Roger Messman, a OOIDA truck driver from Nampa, Idaho, told WND, "We've got to stop this Mexican truck nonsense now. It's bad enough we've outsourced many of our good paying manufacturing jobs to Mexico. Now, Mexico wants to be able to distribute their goods back up here again and take away more of our jobs, this time in the trucking industry."

"If DOT succeeds in this travesty, we need to remind congressional leaders that both they and the American public have clearly spoken against this action," Sue Horneman, an OOIDA driver from Lebanon, Ill., told WND. "We need to remind the Bush administration that funding for the new fiscal year is upon us and that if DOT wishes to ignore Congressional leaders on this issue, maybe major cuts in their budget will get their attention."

Kevin Egly, an OOIDA driver from Broken Arrow, Okla., agreed.

"As a U.S. citizen, a 20-year veteran, I am very, very angry that the American public has spoken and DOT is ignoring Congress and the desires of U.S. citizens," Egly said. "Who does DOT report to and why are they not stopping this illegal action? It's a coup within our government and needs to be stopped right now."

Earlier, WND reported an audit report delivered to Congress on Aug. 6 and released to the public late in August documented not a single certified drug or alcohol testing laboratory exists in the entire country of Mexico.

Right now, Mexican drivers are submitting specimens to U.S. drug and alcohol certified testing facilities, but without any reliable validation that the specimens came from the Mexican drivers submitting them.

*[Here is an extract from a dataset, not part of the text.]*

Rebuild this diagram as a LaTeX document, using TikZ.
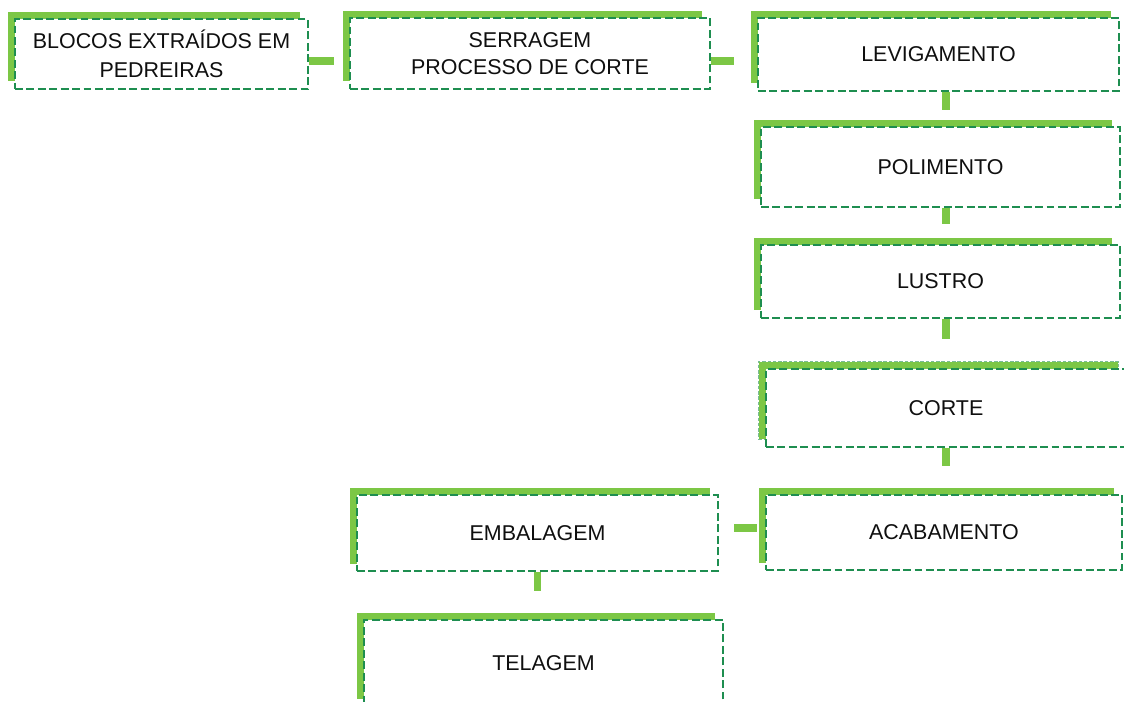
\documentclass[tikz,border=0pt]{standalone}
\usepackage{fontspec}
\setmainfont{Liberation Sans}
\usetikzlibrary{shadows}

\definecolor{leafgreen}{RGB}{124,199,69}
\definecolor{dashgreen}{RGB}{30,142,80}
\definecolor{inkgray}{RGB}{15,15,15}

\tikzset{
  stage/.style={draw=dashgreen, line width=1.2pt, dash pattern=on 4.5pt off 2pt,
    fill=white, minimum width=7.2cm, align=center, text=inkgray,
    font=\fontsize{12.2}{15.5}\selectfont,
    general shadow={fill=leafgreen, shadow xshift=-0.15cm, shadow yshift=0.15cm, #1}},
  stage/.default={},
  link/.style={draw=leafgreen, line width=0.15cm}
}

\begin{document}
\begin{tikzpicture}[x=0.02cm,y=-0.02cm]
\clip (0,0) rectangle (1124,702);

% top row
\node[stage, minimum width=5.86cm, minimum height=1.40cm] (blocos) at (161.5,54) {BLOCOS EXTRAÍDOS EM\\[1pt]PEDREIRAS};
\node[stage, minimum height=1.42cm] (serragem) at (530,53.5) {SERRAGEM\\PROCESSO DE CORTE};
\node[stage, minimum width=7.22cm, minimum height=1.46cm] (levig) at (938.5,54.5) {LEVIGAMENTO};

% right column
\node[stage, minimum width=7.18cm, minimum height=1.60cm] (polim) at (940.5,167) {POLIMENTO};
\node[stage, minimum width=7.18cm, minimum height=1.46cm] (lustro) at (940.5,281.5) {LUSTRO};
\node[stage={draw=dashgreen!60, line width=0.4pt, dash pattern=on 2pt off 1pt}, minimum height=1.56cm] (corte) at (946,408) {CORTE};
\node[stage, minimum width=7.12cm, minimum height=1.50cm] (acab) at (944,532.5) {ACABAMENTO};

% bottom left
\node[stage, minimum width=7.22cm, minimum height=1.52cm] (embal) at (537.5,533) {EMBALAGEM};
\node[stage, minimum width=7.18cm, minimum height=1.72cm] (telag) at (543.5,663) {TELAGEM};

\coordinate (spine) at (946,0);
\draw[link] ([yshift=-0.14cm]blocos.east) -- ++(0.5cm,0);
\draw[link] ([yshift=-0.15cm]serragem.east) -- ++(0.46cm,0);
\draw[link] (levig.south -| spine) -- ++(0,-0.36cm);
\draw[link] (polim.south -| spine) -- ++(0,-0.32cm);
\draw[link] (lustro.south -| spine) -- ++(0,-0.4cm);
\draw[link] (corte.south -| spine) -- ++(0,-0.36cm);
\draw[link] ([xshift=-0.16cm,yshift=0.09cm]acab.west) -- ++(-0.46cm,0);
\draw[link] (embal.south) -- ++(0,-0.38cm);
\end{tikzpicture}
\end{document}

WND also has reported DHS and the FMSCA have no way of knowing for certain whether or not Mexican truck drivers applying for participation in the DOT's proposed test have criminal histories or troubled driving records with traffic convictions.

The problem is that Mexico maintains no reliable national criminal database or driving-history database against which the FAST identification applications or OP-1(MX) commercial drivers' license applications can be checked.

FAST, as created under the Security and Prosperity Partnership of North America (SPP) working groups, would enable Mexican trucks carrying loads of consumer goods into the United States to cross the border in as little as 15 seconds, according to government officials setting up the procedures.

Physical inspections of truck trailers or shipment containers are kept to a minimum in order to keep congested traffic at the border moving.

WND has reported in the trial of Border Patrol agents Ignacio Ramos and Jose Compean, defense attorney Mary Stillinger proved the drug smuggler in the case, a Mexican illegal alien named Osvaldo Aldrete-Davila, held a valid commercial drivers license on Feb. 17, 2005, the date of the incident.

Ramos and Compean currently are in federal prison, serving sentences of 11 and 12 years, respectively, for shooting at Aldrete-Davila as he escaped on foot, fleeing across the border from the abandoned van in which he was attempting to smuggle approximately 750 pounds of marijuana across the border.

DeFazio chairs the House Subcommittee on Highways and Transit which has jurisdiction over motor carriers.